Sources: Authors' calculations; Brodeur et al (2016); Federal Reserve Bank of Minneapolis; Reserve Bank of Australia; Reserve Bank of New Zealand

The central banks released a further 540 discussion papers in this time period, but we excluded them because they did not have the right types of hypothesis tests. We required that hypothesis tests apply to single model coefficients, use t-statistics, be two-sided, and have zero nulls. We excluded 83 per cent of papers from the Minneapolis Fed, 66 per cent of papers from the RBA and 68 per cent of papers from the RBNZ. The Minneapolis Fed has the highest exclusion rate because it produced more theoretical research.

Five aspects of the summary statistics might prompt productive institutional introspection:

  1. Compared with articles in top journals, fewer central bank discussion papers were released with access to data and code.
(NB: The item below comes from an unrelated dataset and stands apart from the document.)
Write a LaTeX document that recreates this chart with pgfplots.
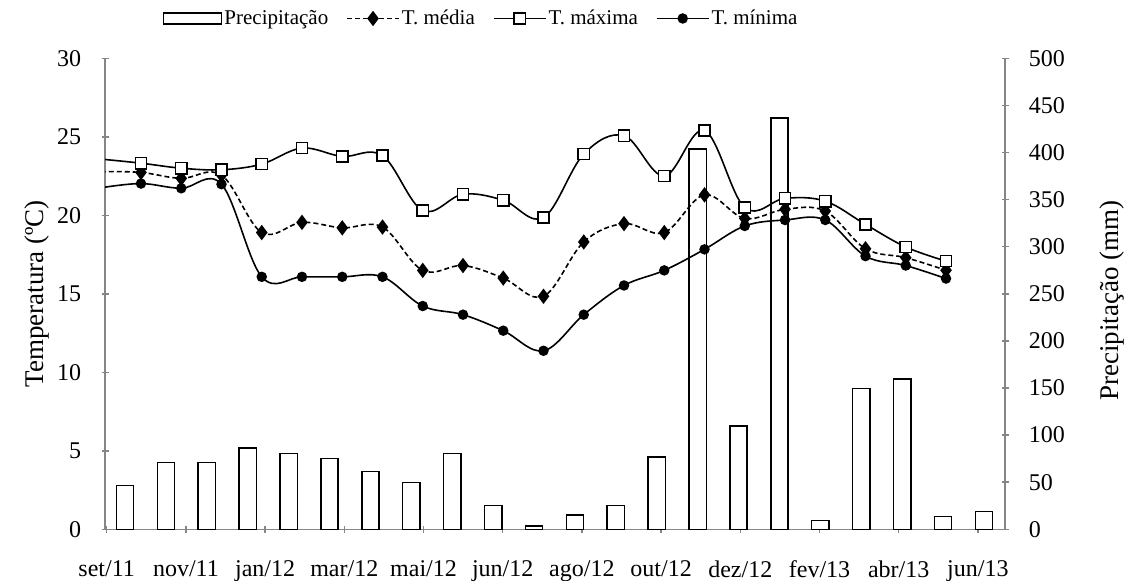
\documentclass[border=0pt]{standalone}
\usepackage{fontspec}
\setmainfont{Liberation Serif}
\usepackage{pgfplots}
\pgfplotsset{compat=1.18}
\usepackage{pgfplotstable}
\definecolor{axisgray}{HTML}{868686}

% x positions in pixel units of the original figure
\pgfplotstableread{
x prec
125.0 46.5
165.9 71.0
206.8 71.0
247.7 86.3
288.6 80.6
329.5 75.0
370.4 61.4
411.3 49.7
452.2 80.6
493.1 25.2
534.0 3.5
574.9 15.3
615.8 25.2
656.7 76.8
697.6 403.6
738.5 109.4
779.4 436.4
820.3 9.2
861.2 149.6
902.1 159.5
943.0 13.5
983.9 18.8
}\prectab

\pgfplotstableread{
x tmed tmax tmin
100.75 22.78 23.58 21.75
141.00 22.73 23.32 22.02
181.25 22.35 23.00 21.72
221.50 22.56 22.90 21.98
261.75 18.90 23.26 16.08
302.00 19.55 24.28 16.08
342.25 19.20 23.75 16.08
382.50 19.25 23.80 16.08
422.75 16.49 20.30 14.22
463.00 16.80 21.34 13.67
503.25 16.00 20.96 12.65
543.50 14.84 19.85 11.37
583.75 18.30 23.90 13.67
624.00 19.47 25.07 15.53
664.25 18.90 22.50 16.49
704.50 21.30 25.40 17.83
744.75 19.80 20.49 19.32
785.00 20.38 21.08 19.70
825.25 20.27 20.90 19.70
865.50 17.87 19.42 17.40
905.75 17.30 17.98 16.80
946.00 16.50 17.08 15.97
}\temptab

\begin{document}
\begin{tikzpicture}
\path[use as bounding box] (0,0) rectangle (565pt,290.5pt);
\pgfplotsset{
  common/.style={
    at={(52.5pt,25.85pt)}, anchor=south west,
    scale only axis, width=450pt, height=235.5pt,
    xmin=105, xmax=1005,
    /pgf/number format/assume math mode=true,
    tick style={draw=axisgray, line width=0.75pt},
    major tick length=3.5pt, tick align=outside,
    tick label style={font=\fontsize{12}{14}\selectfont},
  },
  noarrows/.style={
    axis line style={draw=axisgray, line width=0.75pt, -},
    every outer x axis line/.append style={-},
    every outer y axis line/.append style={-},
    x axis line style={-}, y axis line style={-},
  }
}
\begin{axis}[common,
  ymin=0, ymax=500,
  axis x line=bottom, axis y line=right, noarrows,
  xtick={106.7,185.9,265.1,344.3,423.5,502.7,581.9,661.1,740.3,819.5,898.7,977.9},
  xticklabels={set/11,nov/11,jan/12,mar/12,mai/12,jun/12,ago/12,out/12,dez/12,fev/13,abr/13,jun/13},
  xticklabel style={anchor=north, inner sep=0pt, yshift=-13.7pt},
  ytick={0,50,...,500},
  yticklabel style={anchor=west, inner sep=0pt, xshift=10pt},
  ylabel={Precipitação (mm)},
  ylabel style={at={(axis description cs:1.119,0.485)}, anchor=center, rotate=0, font=\fontsize{13.5}{15}\selectfont},
]
\addplot[ybar, bar width=17.3, draw=black, fill=white, line width=0.75pt] table[x=x,y=prec]{\prectab};
\end{axis}
\begin{axis}[common,
  ymin=0, ymax=30,
  axis x line=none, axis y line=left, noarrows,
  ytick={0,5,...,30},
  yticklabel style={anchor=east, inner sep=0pt, xshift=-10pt},
  ylabel={Temperatura (ºC)},
  ylabel style={at={(axis description cs:-0.0756,0.5)}, anchor=center, font=\fontsize{13.5}{15}\selectfont},
  clip marker paths=true,
  legend columns=4,
  legend style={at={(axis description cs:0.418,1.0845)}, anchor=center, draw=none, fill=none,
    font=\fontsize{10.5}{12}\selectfont, nodes={inner sep=1pt},
    /tikz/every even column/.append style={column sep=8pt}},
  legend image code/.code={\draw[mark repeat=2, mark phase=2, #1] plot coordinates {(0pt,0pt) (13pt,0pt) (26pt,0pt)};},
]
\addlegendimage{legend image code/.code={\draw[draw=black, fill=white, line width=0.75pt] (0pt,-2.75pt) rectangle (29pt,2.75pt);}}
\addlegendentry{Precipitação}
\addplot[black, line width=0.8pt, dashed, dash pattern=on 2.5pt off 1.5pt, smooth, tension=0.6,
  mark=diamond*, mark size=3.2pt, mark options={solid, fill=black}] table[x=x,y=tmed]{\temptab};
\addlegendentry{T. média}
\addplot[black, line width=0.8pt, smooth, tension=0.6,
  mark=square*, mark size=2.8pt, mark options={solid, fill=white, draw=black, line width=0.75pt}] table[x=x,y=tmax]{\temptab};
\addlegendentry{T. máxima}
\addplot[black, line width=0.8pt, smooth, tension=0.6,
  mark=*, mark size=2.2pt, mark options={solid, fill=black}] table[x=x,y=tmin]{\temptab};
\addlegendentry{T. mínima}
\end{axis}
\end{tikzpicture}
\end{document}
We collected this information because, when contracts allow it, providing data and code sufficient to replicate a paper's results is best practice (Christensen and Miguel 2018). The top journals all have policies requiring this form of transparency; The American Economic Review introduced its policy in 2005, the Journal of Political Economy in 2006, and The Quarterly Journal of Economics in 2016. Of the central banks, only the RBA has a similar policy for discussion papers, which it introduced in 2018.

    A benign explanation for central banks' lower research transparency levels might be the preliminary status of discussion papers. Central bank researchers might also rely more on confidential datasets.[6]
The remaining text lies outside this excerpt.